As technology advanced over the last decade, and analysts at those companies realized the sharp rise in visits to their sites through mobile devices, development was finally under way for an app-based trading platform.

“Around 2006, we noticed more mobile-savvy customers using the (E*Trade) program,” Johnson said. “A large amount of users were using Blackberrys, and that’s when we started to connect the dots.”

About two years later amid a “tidal wave of interest,” E*Trade made a “strategic bet” and launched E*Trade Mobile Pro, he said.

Just under half of the logins to Fidelity Mobile came from the iPhone in September 2009, leading the company to launch its app five months later in February.

A Look Toward the Future

Those numbers will likely increase industry-wide as technology becomes more advanced and smartphones become more affordable.

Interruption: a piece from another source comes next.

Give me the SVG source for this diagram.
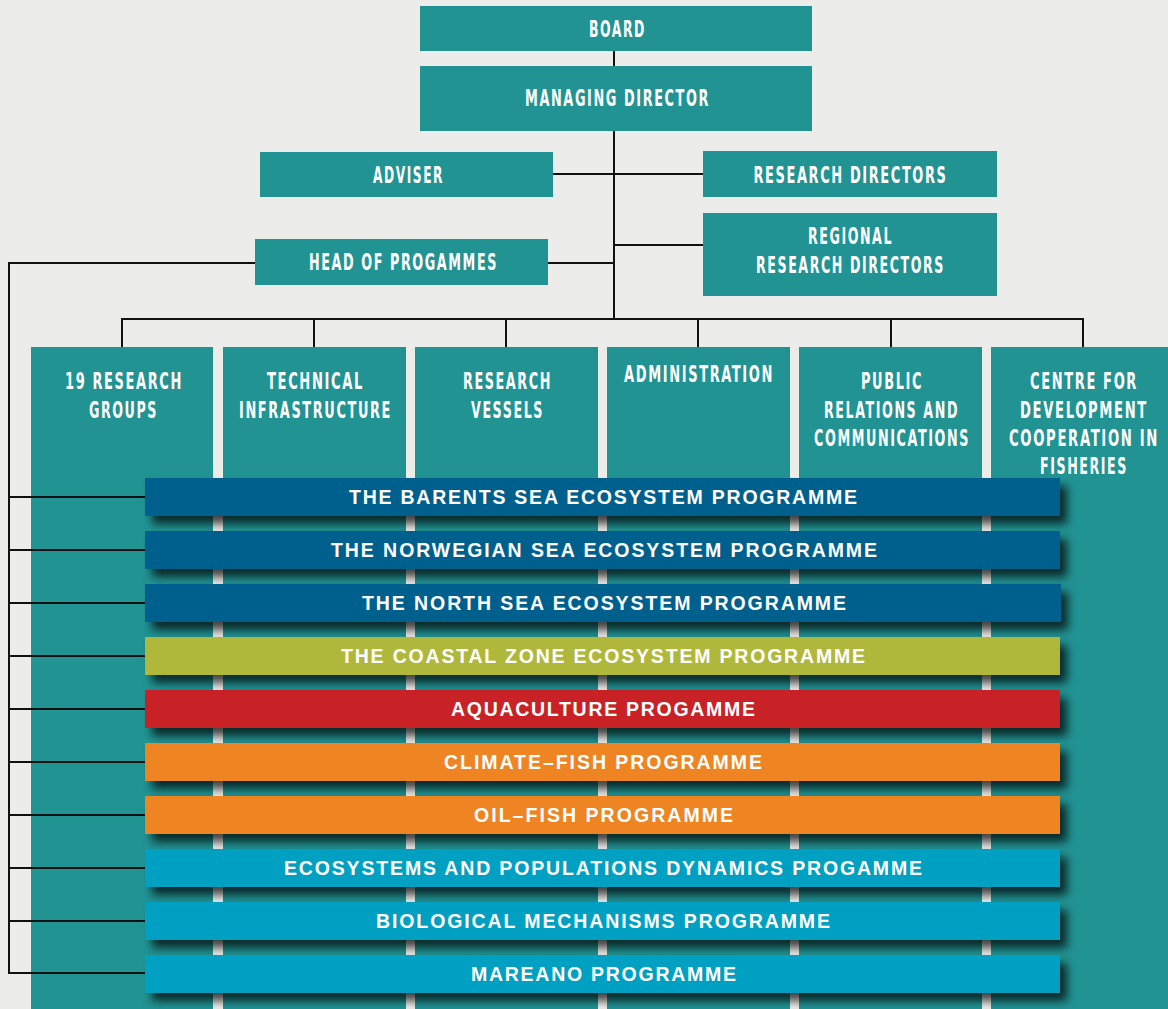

With volumes set to grow at a compound annual growth rate of 30% in the long term, Credit Suisse (NYSE:CS) sees smartphone penetration reaching 1.11 billion units by 2015.

And the Swiss investment banking giant said its long-term volume estimates could actually prove to be conservative.“In terms of growth metrics I’ve looked at, I’ve never seen anything as fast growing as mobile,” Sherrod said.

Mobile investing is still in its infancy when compared to the centuries-old world of financial trade, and if the last decade is any indication, it still has plenty of room to grow.

Ameritrade plans to launch soon another feature on its mobile app that will allow investors to scan a product’s bar code, revealing whether the item is attached to a publicly-traded company.

The other web trading heavyweights were tight lipped about future mobile innovations, but they all pledged their commitment to change, and claimed they’d be ready when the “next big thing” rolls around.

Johnson predicts the “next big thing” will emerge within the next few years, and once that happens, the industry will once against be rattled and retail trading remolded.